También estoy viendo un montón de mensajes sobre Redis:

Job exception: Connection timed out - user specified timeout: 1.0s (redis://localhost:6379)

Your Redis network connection is performing extremely poorly.
Last RTT readings were [403941, 62224, 151840, 1536008, 3440226], ideally these should be < 1000.
Ensure Redis is running in the same AZ o

Pero no sé si esto indica que Redis es la causa o simplemente un síntoma.

Acabo de ejecutar ./launcher rebuild app, y no es mejor. ¿Alguna idea sobre cómo diagnosticar qué está fallando en este servidor?

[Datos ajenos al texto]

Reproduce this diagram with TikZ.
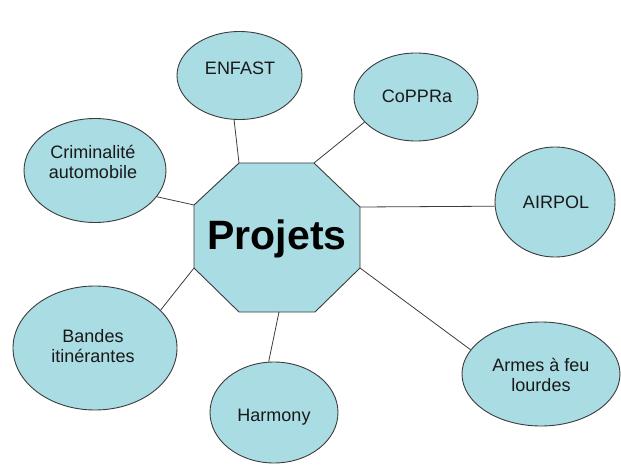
\documentclass[tikz,border=0pt]{standalone}
\usepackage{fontspec}
\setmainfont{Liberation Sans}
\usetikzlibrary{shapes.geometric}
\definecolor{bubble}{HTML}{A9DCE3}
\definecolor{edgec}{HTML}{3C3C3C}
\tikzset{
  bub/.style={ellipse, draw=edgec, line width=0.9pt, fill=bubble, inner sep=0pt},
  lbl/.style={align=center, inner sep=0pt, font=\fontsize{18}{20.5}\selectfont, text=black!90},
  link/.style={draw=edgec, line width=0.8pt},
}
\begin{document}
\begin{tikzpicture}[x=1pt,y=-1pt]
\useasboundingbox (0,0) rectangle (621,465);
% octagon vertices
\coordinate (o1) at (239,163);
\coordinate (o2) at (314,163);
\coordinate (o3) at (360,207);
\coordinate (o4) at (360,268);
\coordinate (o5) at (315,312);
\coordinate (o6) at (239,312);
\coordinate (o7) at (194,268);
\coordinate (o8) at (194,205);
\coordinate (ob) at (279,312);
\filldraw[fill=bubble, draw=edgec, line width=0.9pt, line join=miter]
  (o1) -- (o2) -- (o3) -- (o4) -- (o5) -- (o6) -- (o7) -- (o8) -- cycle;
\node[anchor=base, font=\fontsize{41}{45}\selectfont\bfseries] (proj) at (277,250) {Projets};

\node[bub, minimum width=125, minimum height=88] (enfast) at (239.5,75.5) {};
\node[bub, minimum width=124, minimum height=88] (coppra) at (416,97) {};
\node[bub, minimum width=142, minimum height=104] (crim) at (95,170.5) {};
\node[bub, minimum width=120, minimum height=110] (airpol) at (555,202) {};
\node[bub, minimum width=164, minimum height=124] (bandes) at (95,348) {};
\node[bub, minimum width=128, minimum height=101] (harm) at (274,412.5) {};
\node[bub, minimum width=158, minimum height=104] (armes) at (541,374) {};

\node[lbl] (enfast-t) at (240,68) {ENFAST};
\node[lbl] (coppra-t) at (417,96) {CoPPRa};
\node[lbl] (crim-t) at (93,162) {Criminalité\\automobile};
\node[lbl] (airpol-t) at (556,202) {AIRPOL};
\node[lbl] (bandes-t) at (93,346) {Bandes\\itinérantes};
\node[lbl] (harm-t) at (274,417) {Harmony};
\node[lbl] (armes-t) at (541,375) {Armes à feu\\lourdes};

\draw[link] (enfast.263) -- (o1);
\draw[link] (coppra.206) -- (o2);
\draw[link] (crim.337) -- (o8);
\draw[link] (airpol.184) -- (o3);
\draw[link] (bandes.30) -- (o7);
\draw[link] (harm.96) -- (ob);
\draw[link] (armes.161) -- (o4);
\end{tikzpicture}
\end{document}
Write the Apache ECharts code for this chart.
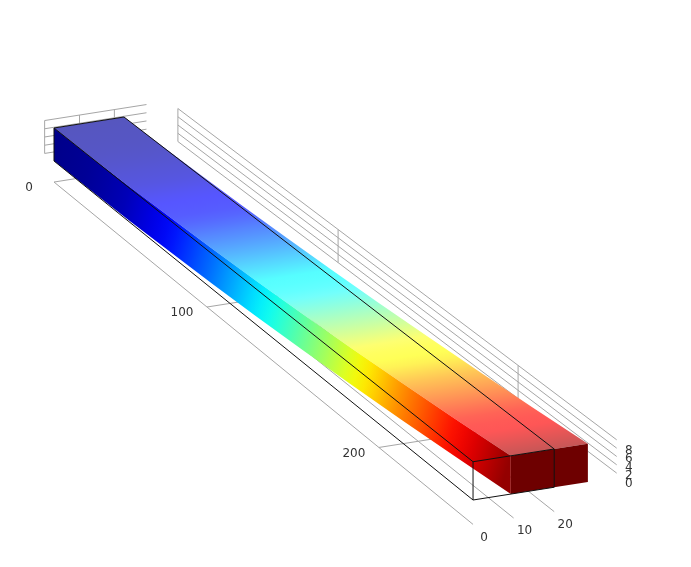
<!DOCTYPE html>
<html><head><meta charset="utf-8">
<style>html,body{margin:0;padding:0;background:#fff}#c{width:691px;height:567px}</style>
<script src="https://cdn.jsdelivr.net/npm/echarts@6/dist/echarts.min.js"></script>
</head><body><div id="c"></div>
<script>
// ---- data ----
const stations      = [0, 25, 50, 75, 100, 125, 150, 175, 200, 225, 250];
const deflection    = [0, 0.1, 0.4, 0.9, 1.5, 2.3, 3.3, 4.5, 5.9, 7.5, 9.3];
const deformedWidth = [20, 20, 20, 19.9, 19.9, 19.8, 19.7, 19.6, 19.4, 19.2, 19.0];
const colorLevel    = [0, 0.02, 0.055, 0.125, 0.225, 0.34, 0.46, 0.59, 0.73, 0.86, 0.98];
const xTicks = [0, 100, 200];
const yTicks = [0, 10, 20];
const zTicks = [0, 2, 4, 6, 8];
const beamLength = 250, beamWidth = 20, beamHeight = 8;
const floorZ = -5.1, sideWallX = -6.5, sideWallYEnd = 29.2, backWallY = 35.4;
const backWallNearBase = 0.9, backWallNearScale = 0.87;

// ---- camera ----
function project(x, y, z) {
  const w = 1 - 0.00055 * x;
  return [(54 + 1.416 * x + 3.5 * y) / w, (161 + 1.081 * x - 0.55 * y - 4.125 * z) / w];
}
function backPoint(x, z) {
  const u = x / beamLength;
  return [x, backWallY, backWallNearBase * u + z * (1 + (backWallNearScale - 1) * u)];
}
function jetRaw(t) {
  const c = v => Math.max(0, Math.min(1, v));
  return [c(Math.min(4*t-1.5, -4*t+4.5)), c(Math.min(4*t-0.5, -4*t+3.5)), c(Math.min(4*t+0.5, -4*t+2.5))].map(v => v*255);
}
function jet(t) {            // slightly softened so colour-map corners do not show as hard lines
  const out = [0,0,0];
  [-0.03,-0.015,0,0.015,0.03].forEach(d => { const j = jetRaw(Math.max(0, t+d)); j.forEach((v,k) => out[k] += v/5); });
  return out;
}
const sideColor = t => `rgb(${jet(t).map(Math.round).join(',')})`;
const topColor = t => `rgb(${jet(t).map(v => Math.round(Math.min(255, v*0.76 + 86))).join(',')})`;

// ---- grey axis planes ----
const GRID = '#a6a6a6';
const gridSegs = [];
xTicks.forEach(x => gridSegs.push([[x,0,floorZ],[x,backWallY,floorZ]]));
yTicks.forEach(y => gridSegs.push([[0,y,floorZ],[beamLength,y,floorZ]]));
zTicks.forEach(z => gridSegs.push([[sideWallX,0,z],[sideWallX,sideWallYEnd,z]]));
yTicks.forEach(y => gridSegs.push([[sideWallX,y,0],[sideWallX,y,beamHeight]]));
zTicks.forEach(z => gridSegs.push([backPoint(0,z), backPoint(beamLength,z)]));
xTicks.forEach(x => gridSegs.push([backPoint(x,0), backPoint(x,beamHeight)]));

// ---- undeformed wireframe ----
const L = beamLength, W = beamWidth, H = beamHeight;
const wireSegs = [
 [[0,0,H],[0,W,H]], [[0,0,H],[L,0,H]], [[0,W,H],[L,W,H]], [[L,0,H],[L,W,H]],
 [[0,0,0],[L,0,0]], [[L,0,0],[L,W,0]], [[L,0,0],[L,0,H]], [[L,W,0],[L,W,H]], [[0,0,0],[0,0,H]]
];

// ---- labels ----
const labels = [];
xTicks.forEach(x => labels.push({p:[x,0,floorZ], t:String(x), dx:-25, dy:6, align:'center'}));
yTicks.forEach(y => labels.push({p:[beamLength,y,floorZ], t:String(y), dx:11, dy:13, align:'center'}));
zTicks.forEach(z => labels.push({p:backPoint(beamLength,z), t:String(z), dx:12, dy:11, align:'center'}));

function pt(api, p) { return api.coord(project(p[0], p[1], p[2])); }

// One gradient for a whole face: colours sit at the station positions, measured across the iso-colour direction.
function faceGradient(edge, iso, colorFn) {
  const len = Math.hypot(iso[0], iso[1]);
  let n = [-iso[1]/len, iso[0]/len];
  const dir = [edge[edge.length-1][0]-edge[0][0], edge[edge.length-1][1]-edge[0][1]];
  if (dir[0]*n[0] + dir[1]*n[1] < 0) n = [-n[0], -n[1]];
  const pos = edge.map(p => (p[0]-edge[0][0])*n[0] + (p[1]-edge[0][1])*n[1]);
  const total = pos[pos.length-1];
  const list = [];
  for (let i = 0; i < pos.length - 1; i++) {
    for (let k = 0; k < 5; k++) {
      list.push({offset:(pos[i] + (pos[i+1]-pos[i])*k/5)/total,
                 color:colorFn(colorLevel[i] + (colorLevel[i+1]-colorLevel[i])*k/5)});
    }
  }
  list.push({offset:1, color:colorFn(colorLevel[pos.length-1])});
  const s = edge[0];
  return new echarts.graphic.LinearGradient(s[0], s[1], s[0]+n[0]*total, s[1]+n[1]*total, list, true);
}

function segSeries(segs, color, width, z) {
  return {type:'custom', coordinateSystem:'cartesian2d', silent:true, z, clip:false,
    data: segs.map((s,i)=>[i]),
    renderItem(params, api) {
      const s = segs[params.dataIndex];
      const a = pt(api, s[0]), b = pt(api, s[1]);
      return {type:'line', shape:{x1:a[0],y1:a[1],x2:b[0],y2:b[1]}, style:{stroke:color, lineWidth:width, fill:null}};
    }};
}

const faces = ['top', 'side', 'end'];

const option = {
  animation:false, backgroundColor:'#fff',
  grid:{left:0,right:0,top:0,bottom:0},
  xAxis:{type:'value',min:0,max:691,show:false},
  yAxis:{type:'value',min:0,max:567,inverse:true,show:false},
  series:[
    segSeries(gridSegs, GRID, 1, 1),
    {type:'custom', coordinateSystem:'cartesian2d', silent:true, z:2, clip:false,
     data: faces.map((s,i)=>[i]),
     renderItem(params, api) {
       const face = faces[params.dataIndex];
       const topNear = stations.map((x,i)=>pt(api,[x,deflection[i],H]));
       if (face === 'top') {
         const topFar = stations.map((x,i)=>pt(api,[x,deflection[i]+deformedWidth[i],H]));
         const poly = topNear.concat(topFar.slice().reverse());
         const iso = [topFar[5][0]-topNear[5][0], topFar[5][1]-topNear[5][1]];
         return {type:'polygon', shape:{points:poly}, style:{fill:faceGradient(topNear, iso, topColor)}};
       }
       if (face === 'side') {
         const bottom = stations.map((x,i)=>pt(api,[x,deflection[i],0]));
         const poly = topNear.concat(bottom.slice().reverse());
         return {type:'polygon', shape:{points:poly}, style:{fill:faceGradient(topNear, [-0.3,1], sideColor)}};
       }
       const n = stations.length - 1, d = deflection[n], w = deformedWidth[n];
       const poly = [[L,d,H],[L,d+w,H],[L,d+w,0],[L,d,0]].map(p=>pt(api,p));
       return {type:'polygon', shape:{points:poly}, style:{fill:'#6e0000'}};
     }},
    segSeries(wireSegs, '#111', 1, 4),
    {type:'custom', coordinateSystem:'cartesian2d', silent:true, z:5, clip:false,
     data: labels.map((s,i)=>[i]),
     renderItem(params, api) {
       const l = labels[params.dataIndex], a = pt(api, l.p);
       return {type:'text', x:a[0]+l.dx, y:a[1]+l.dy,
         style:{text:l.t, fill:'#333', font:'12px "DejaVu Sans"', align:l.align, verticalAlign:'middle'}};
     }}
  ]
};
const chart = echarts.init(document.getElementById('c'), null, {renderer:'canvas'});
chart.setOption(option);
</script></body></html>
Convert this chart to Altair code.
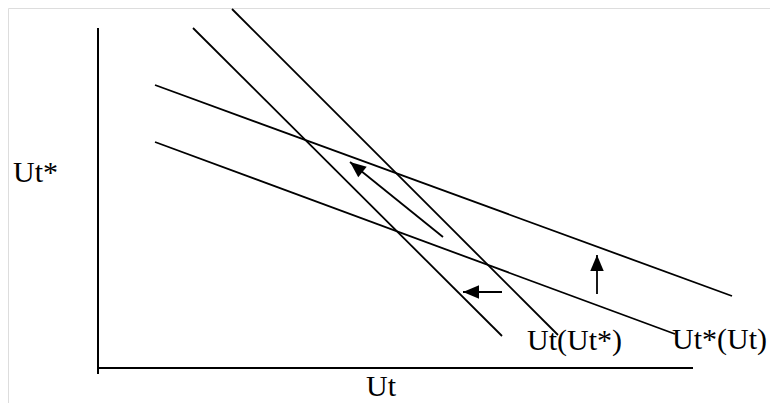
import altair as alt
import numpy as np
import pandas as pd

# Diagram coordinates (origin at the axes' corner, units = px of the reference)
seg_names = ["y axis", "x axis", "Ut(Ut*) new", "Ut(Ut*) old", "Ut*(Ut) new", "Ut*(Ut) old"]
seg_x1 = [0, 0, 95, 134, 57, 57]
seg_y1 = [-6, 0, 340, 359, 283, 226]
seg_x2 = [0, 595, 404, 460, 634, 577]
seg_y2 = [340, 0, 32, 33, 72, 34]
seg_w = [2.0, 2.0, 1.8, 1.8, 1.8, 1.8]

arrow_x1 = [345, 404, 499]
arrow_y1 = [131, 76, 74]
arrow_x2 = [252, 365, 499]
arrow_y2 = [206, 76, 113]

label_text = ["Ut*", "Ut", "Ut(Ut*)", "Ut*(Ut)"]
label_x = [-85, 283, 429, 574]
label_y = [186, -28, 18, 19]
label_align = ["left", "center", "left", "left"]

segs = pd.DataFrame({"name": seg_names, "x": seg_x1, "y": seg_y1,
                     "x2": seg_x2, "y2": seg_y2, "w": seg_w})
arrows = pd.DataFrame({"x": arrow_x1, "y": arrow_y1, "x2": arrow_x2, "y2": arrow_y2})
arrows["angle"] = (np.degrees(np.arctan2(arrows["x2"] - arrows["x"],
                                         arrows["y2"] - arrows["y"])) + 360) % 360
labels = pd.DataFrame({"t": label_text, "x": label_x, "y": label_y, "a": label_align})

W, H = 762, 395
xs = alt.Scale(domain=[-90, 672], nice=False, zero=False)
ys = alt.Scale(domain=[-35, 360], nice=False, zero=False)

rules = alt.Chart(segs).mark_rule(color="black", strokeCap="butt").encode(
    x=alt.X("x:Q", scale=xs, axis=None),
    y=alt.Y("y:Q", scale=ys, axis=None),
    x2="x2:Q", y2="y2:Q",
    strokeWidth=alt.StrokeWidth("w:Q", scale=None),
)

shafts = alt.Chart(arrows).mark_rule(color="black", strokeWidth=1.8).encode(
    x=alt.X("x:Q", scale=xs, axis=None),
    y=alt.Y("y:Q", scale=ys, axis=None),
    x2="x2:Q", y2="y2:Q",
)

heads = alt.Chart(arrows).mark_point(
    shape="M0,0L0.42,1L-0.42,1Z", filled=True, color="black", opacity=1, size=1024
).encode(
    x=alt.X("x2:Q", scale=xs, axis=None),
    y=alt.Y("y2:Q", scale=ys, axis=None),
    angle=alt.Angle("angle:Q", scale=None),
)

texts = []
for al in ["left", "center"]:
    texts.append(
        alt.Chart(labels[labels["a"] == al]).mark_text(
            font="Liberation Serif", fontSize=30, color="black",
            align=al, baseline="alphabetic"
        ).encode(
            x=alt.X("x:Q", scale=xs, axis=None),
            y=alt.Y("y:Q", scale=ys, axis=None),
            text="t:N",
        )
    )

chart = alt.layer(rules, shafts, heads, *texts).properties(
    width=W, height=H, padding=0,
    autosize=alt.AutoSizeParams(type="none"),
).configure_view(stroke=None).configure(background="white")

chart.save("out.html", embed_options={"renderer": "svg", "actions": False})
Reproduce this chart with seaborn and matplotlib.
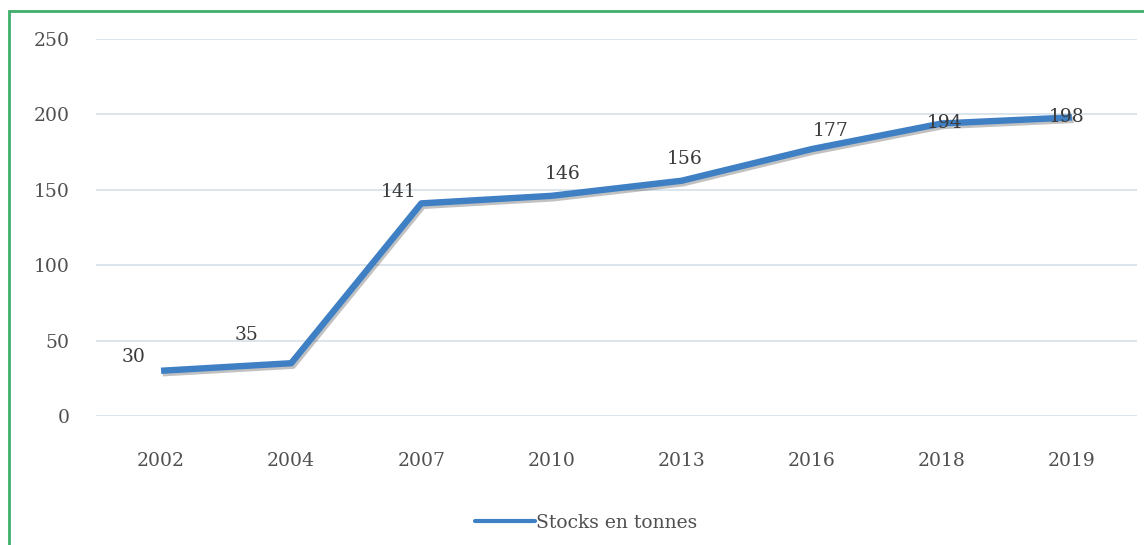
import numpy as np
import pandas as pd
import seaborn as sns
import matplotlib.pyplot as plt
import matplotlib.patheffects as pe
from matplotlib.patches import Rectangle
from matplotlib.lines import Line2D

# data
years = ["2002", "2004", "2007", "2010", "2013", "2016", "2018", "2019"]
stocks = [30, 35, 141, 146, 156, 177, 194, 198]
series_name = "Stocks en tonnes"

# label offsets in points (style only, not data)
label_dx = [-20, -32, -16, 8, 2, 14, 2, -4]
label_dy = [10, 20, 8, 16, 16, 13, 0, 0]

df = pd.DataFrame({"year": years, "stocks": stocks})

sns.set_theme(style="white")
plt.rcParams["font.family"] = ["DejaVu Serif"]

fig = plt.figure(figsize=(11.44, 5.45), dpi=100)
ax = fig.add_axes([96 / 1144, 1 - 416 / 545, (1137 - 96) / 1144, (416 - 39) / 545])

line_col = "#3f7fc4"
sns.lineplot(
    data=df, x="year", y="stocks", ax=ax,
    color=line_col, linewidth=4.6, sort=False, legend=False,
    solid_capstyle="butt", solid_joinstyle="round",
)
ax.lines[0].set_path_effects([
    pe.SimpleLineShadow(offset=(1.2, -1.8), shadow_color="#333333", alpha=0.3),
    pe.Normal(),
])

# data labels
for i, v in enumerate(stocks):
    ax.annotate(str(v), (i, v), xytext=(label_dx[i], label_dy[i]),
                textcoords="offset points", ha="center", va="center",
                fontsize=13.5, color="#3a3a3a")

ax.set_xlim(-0.5, len(years) - 0.5)
ax.set_ylim(0, 250)
ax.set_yticks(np.arange(0, 251, 50))
ax.yaxis.grid(True, color="#dde5ec", linewidth=1.4)
ax.xaxis.grid(False)
ax.set_axisbelow(True)
for s in ax.spines.values():
    s.set_visible(False)
ax.set_xlabel("")
ax.set_ylabel("")
ax.tick_params(axis="both", length=0, labelsize=13.5, labelcolor="#505050")
ax.tick_params(axis="x", pad=26)
ax.tick_params(axis="y", pad=19)

# legend at the bottom
handle = Line2D([], [], color=line_col, linewidth=3)
fig.legend([handle], [series_name], loc="center", bbox_to_anchor=(586 / 1144, 1 - 523 / 545),
           frameon=False, fontsize=13.5, handlelength=3.2, handletextpad=0.05,
           labelcolor="#505050")

# green frame
fig.patches.append(Rectangle((9 / 1144, -0.05), 1.2, 1 - 11 / 545 + 0.05,
                             transform=fig.transFigure, fill=False,
                             edgecolor="#3fae6a", linewidth=2))

fig.savefig("out.png", dpi=100)
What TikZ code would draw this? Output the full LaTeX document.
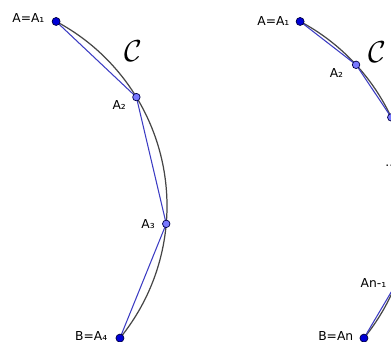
\documentclass[tikz,border=0pt]{standalone}
\usepackage{fontspec}
\setmainfont{DejaVu Sans}
\usetikzlibrary{positioning}
\definecolor{ptblue}{RGB}{0,0,215}
\definecolor{ptlight}{RGB}{120,120,255}
\definecolor{segblue}{RGB}{60,60,195}
\definecolor{arcgray}{RGB}{70,70,70}
\tikzset{
  curve/.style={draw=arcgray, line width=0.7pt},
  chord/.style={draw=segblue, line width=0.6pt},
  endpt/.style={circle, draw=black!75!blue, fill=ptblue, line width=0.4pt, inner sep=0pt, minimum size=0.16cm},
  midpt/.style={circle, draw=black!70!blue, fill=ptlight, line width=0.4pt, inner sep=0pt, minimum size=0.15cm},
  lbl/.style={inner sep=0pt, font=\fontsize{7}{8}\selectfont},
  calname/.style={inner sep=0pt, font=\fontsize{19}{19}\selectfont}
}
\newcommand{\rad}{4.18}

\begin{document}
\begin{tikzpicture}
  \useasboundingbox (0,0) rectangle (7.82,6.84);
  \clip (0,0) rectangle (7.82,6.84);
  % ------------------------------------------------------------------ left: n = 4
  \begin{scope}[shift={(-0.84,2.72)}]
    \coordinate (a1) at (62:\rad);
    \coordinate (a2) at (31.4:\rad);
    \coordinate (a3) at (-4.9:\rad);
    \coordinate (a4) at (-39.2:\rad);
    \draw[curve] (a1) arc[start angle=62, end angle=-39.2, radius=\rad];
    \draw[chord] (a1) -- (a2) -- (a3) -- (a4);
    \node[endpt] (p1) at (a1) {};
    \node[midpt] (p2) at (a2) {};
    \node[midpt] (p3) at (a3) {};
    \node[endpt] (p4) at (a4) {};
    \node[lbl, left=0.14cm of p1, yshift=0.07cm] (l1) {A=A₁};
    \node[lbl, left=0.12cm of p2, yshift=-0.16cm] (l2) {A₂};
    \node[lbl, left=0.14cm of p3] (l3) {A₃};
    \node[lbl, left=0.16cm of p4, yshift=0.05cm] (l4) {B=A₄};
    \node[calname] (cl) at (3.51,3.10) {$\mathcal{C}$};
  \end{scope}
  % ------------------------------------------------------------------ right: n points
  \begin{scope}[shift={(4.04,2.72)}]
    \coordinate (b1) at (62:\rad);
    \coordinate (b2) at (42.5:\rad);
    \coordinate (b3) at (25.1:\rad);
    \coordinate (bm) at (-22:\rad);
    \coordinate (bn) at (-39.2:\rad);
    \draw[curve] (b1) arc[start angle=62, end angle=-39.2, radius=\rad];
    \draw[chord] (b1) -- (b2) -- (b3);
    \draw[chord] (bm) -- (bn);
    \node[endpt] (q1) at (b1) {};
    \node[midpt] (q2) at (b2) {};
    \node[midpt] (q3) at (b3) {};
    \node[midpt] (qm) at (bm) {};
    \node[endpt] (qn) at (bn) {};
    \node[lbl, left=0.12cm of q1] (m1) {A=A₁};
    \node[lbl, left=0.17cm of q2, yshift=-0.17cm] (m2) {A₂};
    \node[lbl, left=0.1cm of qm, yshift=0.02cm] (mm) {An-₁};
    \node[lbl, left=0.12cm of qn, yshift=0.05cm] (mn) {B=An};
    \node[calname] (cr) at (3.51,3.08) {$\mathcal{C}$};
  \end{scope}
  \node[lbl, anchor=west] (dots) at (7.70,3.52) {...};
\end{tikzpicture}
\end{document}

Te sugeriría aumentar un poco más la RAM primero, eso podría ayudar.

Acabo de notar algunos más mientras observaba top:

postgres: 15/main: discourse discourse [local] idle consumía hasta un 90 % de la CPU, y lo ha estado haciendo durante más de un minuto.
Edición: el foro estaba realizando su copia de seguridad diaria, así que creo que esa es la causa de este caso.

Estoy ejecutando el receptor de correo en este servidor, y parece que recibe oleadas de spam:

Esas oleadas de correos electrónicos de spam entrantes no van a ayudar.

Pero estoy de acuerdo: añade memoria RAM si puedes. Duplica la cantidad.